Yesterday as Matthew was asking me when our Solitex Mento 1000 vaper barrier by Pro Clima (Germany) was going to arrive, I dashed off to the trailer to check on it’s status and before I could even get to the computer, the Fed Ex truck pulled up. Talk about good timing! Esp. because we got a day of sun in between all the rainy days and that meant they could work on the bedrooms and bathroom roof. The insulation goes underneath the thick oiled plywood in these areas, as opposed to the yurt kit which had to go in from above and had no plywood. So now we are considered totally dried in, even without the actual metal roof on. Apparently the Solitex can be used as a temporary roof for up to 3 months. This will give them a little leeway in getting to other things.
I have been going into Seattle looking for salvaged materials at Earthwise Salvage, Second Use, and Ballard ReUse for the past two weeks. Specifically push button metal light switch covers and light fixtures. I happen to find all of the covers that we need, 10 for $64. Not bad! I purchased the new push button hardware, in the first photo, online from House of Antique Hardware based out of Portland. These are made in China but are the only ones I could find. See Resources page for links to the products, materials and place of purchase.
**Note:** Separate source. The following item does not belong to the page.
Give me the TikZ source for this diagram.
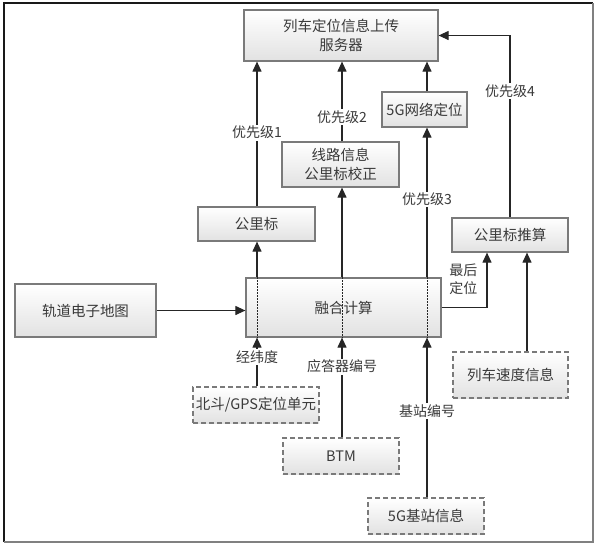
\documentclass[tikz,border=0pt]{standalone}
\usepackage{fontspec}
\setmainfont{Noto Sans CJK SC}
\usetikzlibrary{arrows.meta}
\definecolor{boxline}{HTML}{7A7A7A}
\definecolor{boxbot}{HTML}{E2E2E2}
\definecolor{txt}{HTML}{3A3A3A}
\definecolor{ln}{HTML}{262626}
\tikzset{
  box/.style={draw=boxline, line width=1.2pt, top color=white, bottom color=boxbot,
    text=txt, align=center, inner sep=0pt, font=\fontsize{14.5}{19}\selectfont},
  dbox/.style={box, dash pattern=on 5pt off 3pt},
  arr/.style={draw=ln, line width=1.1pt, -{Triangle[length=10pt,width=9pt]}},
  lab/.style={fill=white, text=txt, inner sep=1.5pt, align=center, font=\fontsize{14}{18}\selectfont},
  dotl/.style={draw=ln, line width=0.9pt, dash pattern=on 1.5pt off 1.5pt}
}
\begin{document}
\begin{tikzpicture}[x=1pt,y=-1pt]
\useasboundingbox (0,0) rectangle (598,547);
% frame
\draw[line width=1.5pt, black!90] (4,542) -- (4,3) -- (593,3);
\draw[line width=1.5pt, gray] (4,542) -- (593,542) -- (593,3);
% column coordinates
\coordinate (c1) at (257,0);
\coordinate (c2) at (342,0);
\coordinate (c3) at (427,0);
\coordinate (c5) at (487,0);
\coordinate (c6) at (527,0);
% nodes
\node[box, minimum width=194, minimum height=51] (server) at (341,35.5) {列车定位信息上传\\服务器};
\node[box, minimum width=117, minimum height=34] (gl) at (256.5,224) {公里标};
\node[box, minimum width=117, minimum height=45] (xl) at (340.5,164.5) {线路信息\\公里标校正};
\node[box, minimum width=85, minimum height=35] (wl) at (424.5,109.5) {5G网络定位};
\node[box, minimum width=116, minimum height=34] (ts) at (510,235) {公里标推算};
\node[box, minimum width=141, minimum height=53] (map) at (85.5,310.5) {轨道电子地图};
\node[box, minimum width=195, minimum height=59] (fuse) at (343.5,307.5) {融合计算};
\node[dbox, minimum width=126, minimum height=36] (bd) at (256,405) {北斗/GPS定位单元};
\node[dbox, minimum width=116, minimum height=36] (btm) at (341,456) {BTM};
\node[dbox, minimum width=116, minimum height=36] (jz) at (426,516) {5G基站信息};
\node[dbox, minimum width=115, minimum height=46] (sp) at (510.5,375) {列车速度信息};
% dotted lines through fusion box
\draw[dotl] (fuse.north -| c1) -- (fuse.south -| c1);
\draw[dotl] (fuse.north -| c2) -- (fuse.south -| c2);
\draw[dotl] (fuse.north -| c3) -- (fuse.south -| c3);
% upper connectors
\draw[arr] (fuse.north -| c1) -- (gl.south -| c1);
\draw[arr] (gl.north -| c1) -- node[lab, pos=0.51]{优先级1} (server.south -| c1);
\draw[arr] (fuse.north -| c2) -- (xl.south -| c2);
\draw[arr] (xl.north -| c2) -- node[lab, pos=0.3]{优先级2} (server.south -| c2);
\draw[arr] (fuse.north -| c3) -- node[lab, pos=0.52]{优先级3} (wl.south -| c3);
\draw[arr] (wl.north -| c3) -- (server.south -| c3);
\draw[arr] (fuse.east) -| node[pos=0.76, left, text=txt, align=center, inner sep=0pt, xshift=-9pt, font=\fontsize{14}{18}\selectfont]{最后\\定位} (ts.south -| c5);
\draw[arr] (ts.north) |- node[lab, pos=0.348]{优先级4} (server.east);
\draw[arr] (sp.north -| c6) -- (ts.south -| c6);
% lower connectors
\draw[arr] (map.east) -- (map.east -| fuse.west);
\draw[arr] (bd.north -| c1) -- node[lab, pos=0.6]{经纬度} (fuse.south -| c1);
\draw[arr] (btm.north -| c2) -- node[lab, pos=0.71]{应答器编号} (fuse.south -| c2);
\draw[arr] (jz.north -| c3) -- node[lab, pos=0.54]{基站编号} (fuse.south -| c3);
\end{tikzpicture}
\end{document}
I found a light for our bedroom from Earthwise. It is called School house design as they were used in school houses, libraries etc. I will use this design through out the main yurt but have them hanging instead of flush to the ceiling like in the bedrooms and bath. As a whole, our design inspiration is a combination of early 1900’s meets rustic cabin meets Tudor and Craftsman style. We definitely want it to look old. Usually people are into updating their houses. Can you call what we are doing down dating? Maybe I just made up a new word!
Coming up in the near future…electrical, windows, cedar siding, interior insulation, ship lap walls and more.